Pertanto, è un approccio fuorviante e ingannevole valutare la rilevanza degli “ultras” nella Chiesa solo in base al loro numero. E’ invece necessario osservare la profondità dei frutti.
Avere una chiesa piena di giovani che partecipano ad una adorazione eucaristica può apparire una cosa meravigliosa, ma bisogna tenere conto che un’alta percentuale di questi giovani non ha problemi ad avere rapporti sessuali con il fidanzato o la fidanzata, o che, se c’è amore, non sono male anche i rapporti omosessuali.

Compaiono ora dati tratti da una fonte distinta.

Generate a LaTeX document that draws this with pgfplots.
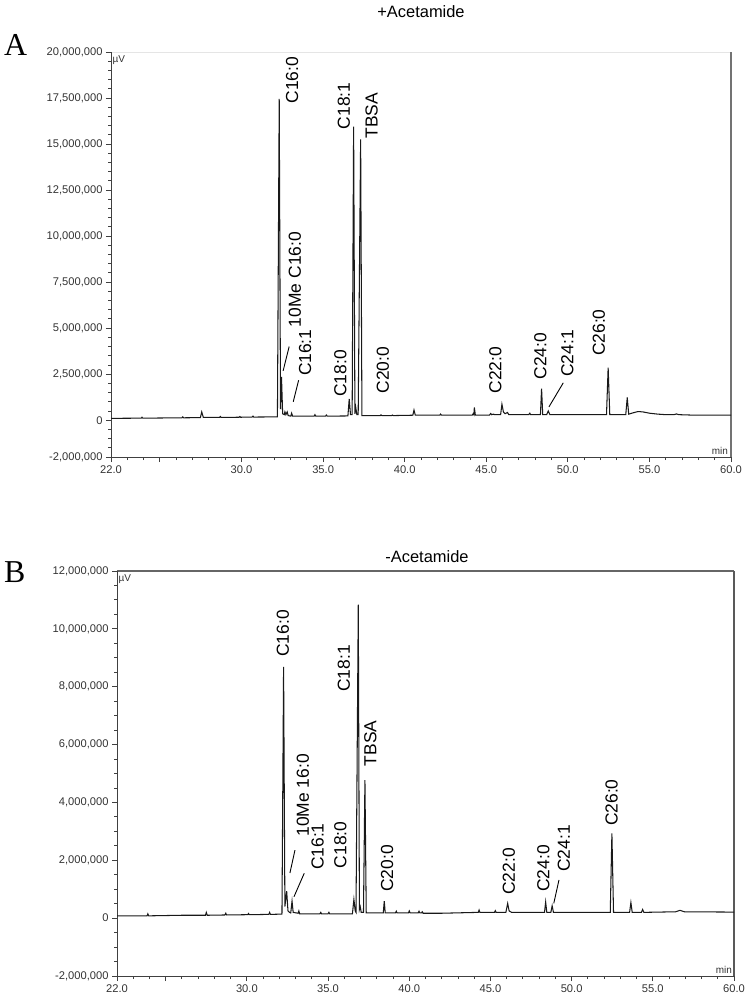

Sì, è vero che sono lì e “adorano” il Santissimo esposto in qualcosa che assomiglia ad un ostensorio e sono affascinati da canzoni orecchiabili e sentimentali, e hanno tutti un aspetto splendido e felice, ma quando si guarda alle cose serie i risultati non ci sono.
Lo Spirito Santo, con la Sua grazia potrà certo operare in molti di loro, ma la grazia presuppone la natura, e la natura, per essere idonea a ricevere adeguatamente la grazia, ha bisogno di possedere buone abitudini e virtù, e le buone abitudini richiedono molto tempo e molto impegno.

In definitiva, le Giornate Mondiali della Gioventù possono radunare milioni di giovani e Hakuna potrà riempire diverse chiese di Madrid, e gli epigoni di Religión Digital potranno dire: “Siamo infinitamente più numerosi degli ultras”, ma in fondo sanno che si tratta di numeri blandi, molto blandi.
Che importanza può avere il numero schiacciante se dietro di esso non c’è la natura atta ad accogliere e a coltivare la grazia?
La vita cristiana seria non funziona in base a colpi emozionali di tre giorni o a canzoncine orecchiabili. Essa esige, per esempio, la seria formazione nel catechismo, esige di avvicinarsi al mistero della liturgia con stupore e timore e non con bermude e sandali infradito.

Come diceva il cardinale Newman, è necessario “battezzare l’immaginazione”, e questo non si fa da un giorno all’altro, né da un mese all’altro.

Qualcuno potrebbe dire che la mia argomentazione è pretestuosa e che sto supponendo che i giovani del mondo tradizionale siano virtuosi e che siano passati per queste dure tappe di formazione, mentre tutti gli altri sarebbero peccatori viziosi.
Certo, non è questo che argomento. Io affermo che i giovani e i meno giovani del mondo “ultras” o sono stati formati nelle loro famiglie fin da piccoli e per questo hanno la detta formazione e in molti casi anche le virtù, oppure, avvicinatisi alla liturgia tradizionale ne sono rimasti affascinati, e questo fascino li ha portati a perseverare nella formazione e nella pratica delle virtù.

E’ per questo che se nelle parrocchie “normali” è comune che il 90% dei bambini e degli adolescenti che terminano il catechismo non vivono più la pratica dei sacramenti; nelle parrocchie tradizionali questa percentuale scende al 10%.

La liturgia tradizionale non è una questione di archeologismo o di devozioni per rigidi o malati mentali, come diceva un Pontefice di triste memoria. La liturgia tradizionale è vita ed è fondamentalmente giovane.

In definitiva, il ritornello dei progressisti: “Gli ultras sono pochi ma rumorosi”, è falso. Ed essi lo sanno. E lo sanno così bene che fanno il possibile per impedire l’“esperienza della Tradizione” nella parrocchie normali.
E’ quello che sta accadendo,  per esempio, in alcune diocesi degli Stati Uniti come Charlotte. Non si spiega in altro modo la guerra senza quartiere condotta dal nuovo vescovo contro le parrocchie che celebrano la Messa tradizionale, cosa che lo ha messo sulla bocca di tutti.
Mons. Michael Martin sa, al pari di Mons. Marcelo Colombo o di Mons. Jorge Garcia Cuerva, che se permettono la Messa tradizionale nelle loro diocesi, le parrocchie in cui essa verrà celebrata saranno presto piene e supereranno le altre nel numero di cattolici convertiti all’“indietrismo”.

Siamo di meno, sì; siamo rumorosi, anche, ma soprattutto siamo i più forti.